All the nurses in the room applauded the clear official call to action. “At last,” Jennifer cried. “Do you think they might actually get rid of the rats?”
“And the smell?” Edith Watson sniffed.
The commissioners arrived less than two weeks later—two doctors of proven energy from the Board of Health, a civil engineer from London, and the borough engineer and three sanitary inspectors from Liverpool where a sanitary act had been in operation longer than anywhere else in the country.
The commission had been in Scutari for only a few days when Jennifer was hurrying to her quarters, trying to be on time for curfew. She stopped at the sound of angry voices coming from one of the small, improvised kitchens. “…I know your game. You won’t get away with this….”
A muffled growling voice replied with a string of curses.
Jennifer moved back into the shadows. Should she try to slip past the open door or go around the other way and risk discipline for breaking the rules?
Then one of the speakers erupted from the room at an angry lope. She did not recognize him, but his well-cut clothes identified him as one of the London commissioners. Jennifer stayed in her corner for another long moment, barely breathing. What could that mean? Then another dark figure, this one short and stocky, the dim light shining on his bald head, slipped down the hall without seeing her.
How odd. Dr. Pannier had been arguing with a commissioner. Was there to be trouble just when they could hope for success?
The next day she was busy until afternoon accompanying Dr. Menzies on his rounds, administering a fever mixture of powdered nitre and carbonate of potash in antimonial wine and salving burns with Drover’s powder of mercury and chalk when bandages were changed. It was late in the day after a round of emptying slops that Jennifer heard the news.
Edith Watson and Sister Mary Margaret were talking to two other nuns outside the nurses’ quarters. “You mean he was shot?

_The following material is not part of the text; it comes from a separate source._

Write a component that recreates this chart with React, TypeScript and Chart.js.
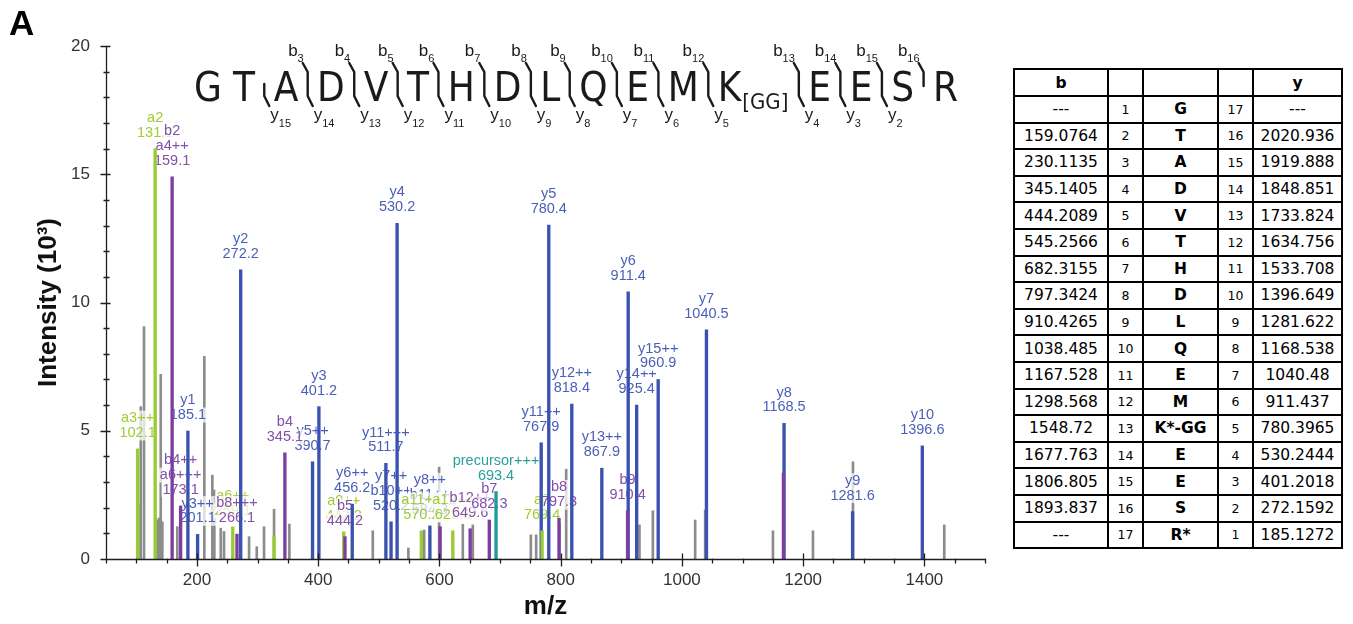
import React, { useEffect, useRef } from "react";
import { Chart, registerables } from "chart.js";

Chart.register(...registerables);

// ---------------- spectrum data ----------------
// unannotated peaks (m/z, intensity x10^3)
const otherMz = [103.3, 107.3, 112.7, 132.0, 134.7, 137.5, 140.3, 142.9, 167.7, 212.2, 225.4, 228.7, 239.3, 244.7, 286.0, 298.7, 310.7, 327.2, 352.5, 490.1, 548.8, 574.8, 599.5, 638.6, 655.1, 750.8, 759.6, 798.0, 809.1, 930.0, 952.1, 1021.9, 1038.4, 1150.2, 1216.2, 1282.2, 1432.8];
const otherIntensity = [2.14, 5.94, 9.06, 1.6, 1.52, 1.6, 7.2, 1.45, 1.26, 7.9, 3.27, 2.69, 1.2, 1.07, 0.87, 0.48, 1.26, 1.94, 1.36, 1.1, 0.43, 1.13, 3.58, 1.35, 1.33, 0.94, 0.94, 1.39, 3.5, 1.33, 1.88, 1.52, 1.91, 1.1, 1.1, 3.79, 1.33];

// a ions (green)
const aIonMz = [102.1, 131.1, 259.1, 327.2, 442.2, 570.2, 622.1, 769.4];
const aIonIntensity = [4.29, 16.0, 1.25, 0.9, 1.06, 1.1, 1.1, 1.1];
const aIonLabels = ["a3++\n102.1", "a2\n131.1", "a6++\n259.1", "", "a9++\n442.2", "a11++\n570.2", "a12++\n622.8", "a8\n769.4"];

// b ions (purple)
const bIonMz = [159.1, 173.1, 266.1, 345.1, 444.2, 601.2, 650.7, 682.3, 797.3, 910.4, 1167.5];
const bIonIntensity = [14.9, 2.07, 0.97, 4.14, 0.87, 1.26, 1.18, 1.52, 1.59, 1.88, 3.35];
const bIonLabels = ["b2\na4++\n159.1", "b4++\na6+++\n173.1", "b8+++\n266.1", "b4\n345.1", "b5\n444.2", "", "b12++\n649.6", "b7\n682.3", "b8\n797.3", "b9\n910.4", ""];

// y ions (blue)
const yIonMz = [185.1, 201.1, 272.2, 390.7, 401.2, 456.2, 511.7, 520.2, 530.2, 584.3, 767.9, 780.4, 818.4, 867.9, 911.4, 925.4, 960.9, 1040.5, 1168.5, 1281.6, 1396.6];
const yIonIntensity = [4.99, 0.96, 11.27, 3.79, 5.94, 2.14, 3.73, 1.45, 13.09, 1.29, 4.53, 13.02, 6.04, 3.54, 10.42, 6.0, 7.0, 8.93, 5.29, 1.85, 4.41];
const yIonLabels = ["y1\n185.1", "y3++\n201.1", "y2\n272.2", "y5++\n390.7", "y3\n401.2", "y6++\n456.2", "y11+++\n511.7", "y7++\nb10++\n520.2", "y4\n530.2", "y8++\nb11++\n584.3", "y11++\n767.9", "y5\n780.4", "y12++\n818.4", "y13++\n867.9", "y6\n911.4", "y14++\n925.4", "y15++\n960.9", "y7\n1040.5", "y8\n1168.5", "y9\n1281.6", "y10\n1396.6"];

// precursor (teal)
const precursorMz = [693.4];
const precursorIntensity = [2.63];
const precursorLabels = ["precursor+++\n693.4"];

// ---------------- axes ----------------
const xMin = 50;
const xMax = 1500;
const xStep = 50;
const xLabelStep = 200;
const yMin = 0;
const yMax = 20;
const yStep = 1;
const yLabelStep = 5;

// ---------------- peptide sequence ----------------
const sequence = ["G", "T", "A", "D", "V", "T", "H", "D", "L", "Q", "E", "M", "K", "E", "E", "S", "R"];
const modifiedPosition = 13;
const modificationText = "[GG]";
const bFragments = [3, 4, 5, 6, 7, 8, 9, 10, 11, 12, 13, 14, 15, 16];
const yFragments = [2, 3, 4, 5, 6, 7, 8, 9, 10, 11, 12, 13, 14, 15];

// ---------------- fragment table ----------------
const tableB = ["---", "159.0764", "230.1135", "345.1405", "444.2089", "545.2566", "682.3155", "797.3424", "910.4265", "1038.485", "1167.528", "1298.568", "1548.72", "1677.763", "1806.805", "1893.837", "---"];
const tableResidues = ["G", "T", "A", "D", "V", "T", "H", "D", "L", "Q", "E", "M", "K*-GG", "E", "E", "S", "R*"];
const tableY = ["---", "2020.936", "1919.888", "1848.851", "1733.824", "1634.756", "1533.708", "1396.649", "1281.622", "1168.538", "1040.48", "911.437", "780.3965", "530.2444", "401.2018", "272.1592", "185.1272"];

// ---------------- styles ----------------
const GRAY = "#8c8c8c";
const GREEN = "#99cc33";
const PURPLE = "#7d3f9f";
const BLUE = "#3b52b0";
const TEAL = "#1f9a97";
const SANS = '"Liberation Sans", Arial, sans-serif';
const LABEL_FONT = '14.5px "Liberation Sans", Arial, sans-serif';

const ionSeries = [
  { mz: precursorMz, intensity: precursorIntensity, labels: precursorLabels, color: TEAL, labelColor: "#2a9e9b" },
  { mz: yIonMz, intensity: yIonIntensity, labels: yIonLabels, color: BLUE, labelColor: "#4a5fb8" },
  { mz: aIonMz, intensity: aIonIntensity, labels: aIonLabels, color: GREEN, labelColor: "#9fcc35" },
  { mz: bIonMz, intensity: bIonIntensity, labels: bIonLabels, color: PURPLE, labelColor: "#8550a8" },
];

function drawPeakLabels(chart: any) {
  const { ctx, scales } = chart;
  const xs = scales.x;
  const ys = scales.y;
  ctx.save();
  ctx.font = LABEL_FONT;
  ctx.textAlign = "center";
  ctx.textBaseline = "middle";
  for (const s of ionSeries) {
    s.mz.forEach((m: number, i: number) => {
      const text = s.labels[i];
      if (!text) return;
      const lines = text.split("\n");
      const px = xs.getPixelForValue(m);
      const py = ys.getPixelForValue(s.intensity[i]);
      lines.forEach((ln: string, j: number) => {
        const cy = py - 16 - (lines.length - 1 - j) * 14.8;
        const w = ctx.measureText(ln).width;
        ctx.fillStyle = "rgba(255,255,255,0.72)";
        ctx.fillRect(px - w / 2 - 1, cy - 7.5, w + 2, 15);
        ctx.fillStyle = s.labelColor;
        ctx.fillText(ln, px, cy);
      });
    });
  }
  ctx.restore();
}

function drawAxes(chart: any) {
  const { ctx, chartArea: ca, scales } = chart;
  const xs = scales.x;
  const ys = scales.y;
  ctx.save();
  ctx.strokeStyle = "#1e1e1e";
  ctx.lineWidth = 1.3;
  ctx.beginPath();
  const x0 = Math.round(ca.left) + 0.5;
  const y0 = Math.round(ca.bottom) + 0.5;
  ctx.moveTo(x0, ys.getPixelForValue(yMax));
  ctx.lineTo(x0, y0);
  ctx.moveTo(x0 - 6, y0);
  ctx.lineTo(xs.getPixelForValue(xMax) + 1, y0);
  for (let v = yMin; v <= yMax; v += yStep) {
    const py = Math.round(ys.getPixelForValue(v)) + 0.5;
    const major = v % yLabelStep === 0;
    ctx.moveTo(x0 - (major ? 6 : 3), py);
    ctx.lineTo(x0 + (major ? 4 : 3), py);
  }
  for (let v = xMin; v <= xMax; v += xStep) {
    const px = Math.round(xs.getPixelForValue(v)) + 0.5;
    const major = v % xLabelStep === 0;
    ctx.moveTo(px, y0 - (major ? 6 : 1));
    ctx.lineTo(px, y0 + (major ? 7 : 4));
  }
  ctx.stroke();
  ctx.restore();
}

function drawSequence(chart: any) {
  const ctx = chart.ctx;
  const big = '40px "Liberation Sans Narrow", "DejaVu Sans Condensed", "Liberation Sans", sans-serif';
  const mod = '22px "Liberation Sans Narrow", "DejaVu Sans Condensed", "Liberation Sans", sans-serif';
  const seqLeft = 194;
  const seqRight = 958;
  const baseline = 101;
  ctx.save();
  ctx.font = big;
  const widths = sequence.map((r) => ctx.measureText(r).width);
  ctx.font = mod;
  const modW = ctx.measureText(modificationText).width;
  const n = sequence.length;
  const hasB = (i: number) => bFragments.includes(i);
  const hasY = (i: number) => yFragments.includes(n - i);
  let markerGaps = 0;
  for (let i = 1; i < n; i++) if (hasB(i) || hasY(i)) markerGaps++;
  const plainGap = 11;
  const total = widths.reduce((a, b) => a + b, 0) + modW + 2;
  const g = (seqRight - seqLeft - total - plainGap * (n - 1 - markerGaps)) / markerGaps;
  let cx = seqLeft;
  const gapX: number[] = [];
  ctx.fillStyle = "#1a1a1a";
  ctx.textAlign = "left";
  ctx.textBaseline = "alphabetic";
  sequence.forEach((r, i) => {
    ctx.font = big;
    ctx.fillText(r, cx, baseline);
    cx += widths[i];
    if (i + 1 === modifiedPosition) {
      ctx.font = mod;
      ctx.fillText(modificationText, cx + 1, baseline + 8);
      cx += modW + 2;
    }
    if (i < n - 1) {
      const gi = i + 1;
      const gw = hasB(gi) || hasY(gi) ? g : plainGap;
      gapX.push(cx + gw / 2);
      cx += gw;
    }
  });
  // markers
  ctx.strokeStyle = "#1a1a1a";
  ctx.lineWidth = 2.4;
  ctx.lineCap = "round";
  ctx.lineJoin = "round";
  for (let i = 1; i < n; i++) {
    const b = hasB(i);
    const y = hasY(i);
    if (!b && !y) continue;
    const gx = gapX[i - 1];
    ctx.beginPath();
    if (b) {
      ctx.moveTo(gx - 5, 63);
      ctx.lineTo(gx, 72);
    } else {
      ctx.moveTo(gx, 84);
    }
    ctx.lineTo(gx, y ? 96 : 86);
    if (y) ctx.lineTo(gx + 5, 106);
    ctx.stroke();
    if (b) {
      ctx.font = '17px "Liberation Sans", Arial, sans-serif';
      const wb = ctx.measureText("b").width;
      ctx.font = '11px "Liberation Sans", Arial, sans-serif';
      const sub = String(i);
      const ws = ctx.measureText(sub).width;
      const lx = gx - 4 - wb - ws;
      ctx.font = '17px "Liberation Sans", Arial, sans-serif';
      ctx.fillText("b", lx, 56);
      ctx.font = '11px "Liberation Sans", Arial, sans-serif';
      ctx.fillText(sub, lx + wb, 62);
    }
    if (y) {
      ctx.font = '17px "Liberation Sans", Arial, sans-serif';
      const wy = ctx.measureText("y").width;
      const lx = gx + 6;
      ctx.fillText("y", lx, 120);
      ctx.font = '11px "Liberation Sans", Arial, sans-serif';
      ctx.fillText(String(n - i), lx + wy, 127);
    }
  }
  ctx.restore();
}

const overlayPlugin = {
  id: "spectrumOverlay",
  afterDatasetDraw(chart: any, args: any) {
    if (args.index === 0) drawPeakLabels(chart);
  },
  afterDraw(chart: any) {
    drawAxes(chart);
    drawSequence(chart);
  },
};

const toPoints = (mz: number[], intensity: number[]) => mz.map((x, i) => ({ x, y: intensity[i] }));

function SpectrumChart() {
  const ref = useRef<HTMLCanvasElement | null>(null);
  useEffect(() => {
    if (!ref.current) return;
    const tickFont = { family: '"Liberation Sans", Arial, sans-serif', size: 17 };
    const chart = new Chart(ref.current, {
      type: "bar",
      data: {
        datasets: [
          { label: "other", data: toPoints(otherMz, otherIntensity), backgroundColor: GRAY, barThickness: 2, grouped: false, order: 5 } as any,
          { label: "precursor", data: toPoints(precursorMz, precursorIntensity), backgroundColor: TEAL, barThickness: 2.7, grouped: false, order: 4 } as any,
          { label: "y", data: toPoints(yIonMz, yIonIntensity), backgroundColor: BLUE, barThickness: 2.7, grouped: false, order: 3 } as any,
          { label: "a", data: toPoints(aIonMz, aIonIntensity), backgroundColor: GREEN, barThickness: 2.7, grouped: false, order: 2 } as any,
          { label: "b", data: toPoints(bIonMz, bIonIntensity), backgroundColor: PURPLE, barThickness: 2.7, grouped: false, order: 1 } as any,
        ],
      },
      options: {
        animation: false,
        responsive: false,
        maintainAspectRatio: false,
        events: [],
        layout: { padding: { top: 46, right: 15, left: 0, bottom: 0 } },
        plugins: { legend: { display: false }, tooltip: { enabled: false } },
        scales: {
          x: {
            type: "linear",
            min: xMin,
            max: xMax,
            offset: false,
            grid: { display: false, drawTicks: false },
            border: { display: false },
            ticks: {
              stepSize: xStep,
              autoSkip: false,
              maxRotation: 0,
              padding: 11,
              color: "#333",
              font: tickFont,
              callback: (v: any) => (Number(v) % xLabelStep === 0 ? String(v) : ""),
            },
            title: { display: true, text: "m/z", color: "#111", font: { family: '"Liberation Sans", Arial, sans-serif', size: 26, weight: "bold" }, padding: { top: 0, bottom: 2 } },
            afterFit: (s: any) => {
              s.height = 65;
            },
          },
          y: {
            type: "linear",
            min: yMin,
            max: yMax,
            grid: { display: false, drawTicks: false },
            border: { display: false },
            ticks: {
              stepSize: yStep,
              autoSkip: false,
              padding: 16,
              color: "#333",
              font: tickFont,
              callback: (v: any) => (Number(v) % yLabelStep === 0 ? String(v) : ""),
            },
            title: { display: true, text: "Intensity (10³)", color: "#111", font: { family: '"Liberation Sans", Arial, sans-serif', size: 26, weight: "bold" }, padding: { top: 33, bottom: 0 } },
            afterFit: (s: any) => {
              s.width = 106;
            },
          },
        },
      } as any,
      plugins: [overlayPlugin],
    });
    return () => chart.destroy();
  }, []);
  return <canvas ref={ref} width={1000} height={624} style={{ position: "absolute", left: 0, top: 0, width: 1000, height: 624 }} />;
}

function FragmentTable() {
  const cell: React.CSSProperties = { border: "1px solid #000", padding: 0, textAlign: "center", verticalAlign: "middle" };
  const rowH = 26.6;
  return (
    <table
      style={{
        position: "absolute",
        left: 1013,
        top: 68,
        width: 328,
        borderCollapse: "separate",
        borderSpacing: 0,
        border: "1px solid #000",
        fontFamily: '"DejaVu Sans", Verdana, sans-serif',
        fontSize: 15.5,
        color: "#000",
        tableLayout: "fixed",
      }}
    >
      <colgroup>
        <col style={{ width: 94 }} />
        <col style={{ width: 35 }} />
        <col style={{ width: 75 }} />
        <col style={{ width: 35 }} />
        <col style={{ width: 89 }} />
      </colgroup>
      <tbody>
        <tr style={{ height: 27 }}>
          <td style={{ ...cell, fontWeight: "bold" }}>b</td>
          <td style={cell}></td>
          <td style={cell}></td>
          <td style={cell}></td>
          <td style={{ ...cell, fontWeight: "bold" }}>y</td>
        </tr>
        {tableResidues.map((r, i) => (
          <tr key={i} style={{ height: rowH }}>
            <td style={cell}>{tableB[i]}</td>
            <td style={{ ...cell, fontSize: 12.5 }}>{i + 1}</td>
            <td style={{ ...cell, fontWeight: "bold" }}>{r}</td>
            <td style={{ ...cell, fontSize: 12.5 }}>{tableResidues.length - i}</td>
            <td style={cell}>{tableY[i]}</td>
          </tr>
        ))}
      </tbody>
    </table>
  );
}

export default function App() {
  return (
    <div style={{ position: "absolute", left: 0, top: 0, width: 1353, height: 624, background: "#fff", overflow: "hidden" }}>
      <SpectrumChart />
      <div style={{ position: "absolute", left: 9, top: 5, fontFamily: SANS, fontWeight: "bold", fontSize: 35, lineHeight: "35px", color: "#000" }}>A</div>
      <FragmentTable />
    </div>
  );
}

Dead? Dear God.” Sister Mary crossed herself and then tugged at the rosary hanging from her belt. “Come.” She turned to the two sisters. “We will pray for his soul.”
Near a battlefield where hundreds of men were shot dead almost daily, what was so alarming about this newest case?
Mrs. Watson explained to Jennifer. “It’s not a soldier. It’s Dr. Gavin, one of the London doctors come with the commission.”
“How did it happen?”
“Accident. His brother and some others were cleaning their guns and target practicing. Seems one of the guns discharged by mistake.”
Jennifer shook her head. At least it was an accident. Murder or suicide would have been an unthinkable complication. And yet she worried. Was this entire venture doomed? All their hopes were pinned on the Sanitary Commission. Would this be yet another official failure to add to the annals of the Crimea?
But Florence Nightingale had fought too hard for this breakthrough to accept failure now. She would write to London for a replacement commissioner before she attended Dr. Gavin’s funeral. And then the work would resume—full force.
A few days later a ship brought the building supplies the commissioners had had the foresight to realize they would need. This was followed by the quick arrival of the replacement commissioner. Then the coming of spring put new energy into all their work. Jenny’s workload didn’t decrease, but it seemed that she got through her duties faster, and sometimes she even found herself walking down the corridors singing.
If only she could transfer some of her new spirit to the men lying sick and in pain all around her. At least the warmer temperatures meant they should have received their last load of frostbite victims. But improved weather meant increased military action. And the ships continued to cross the Black Sea with their loads of wounded men.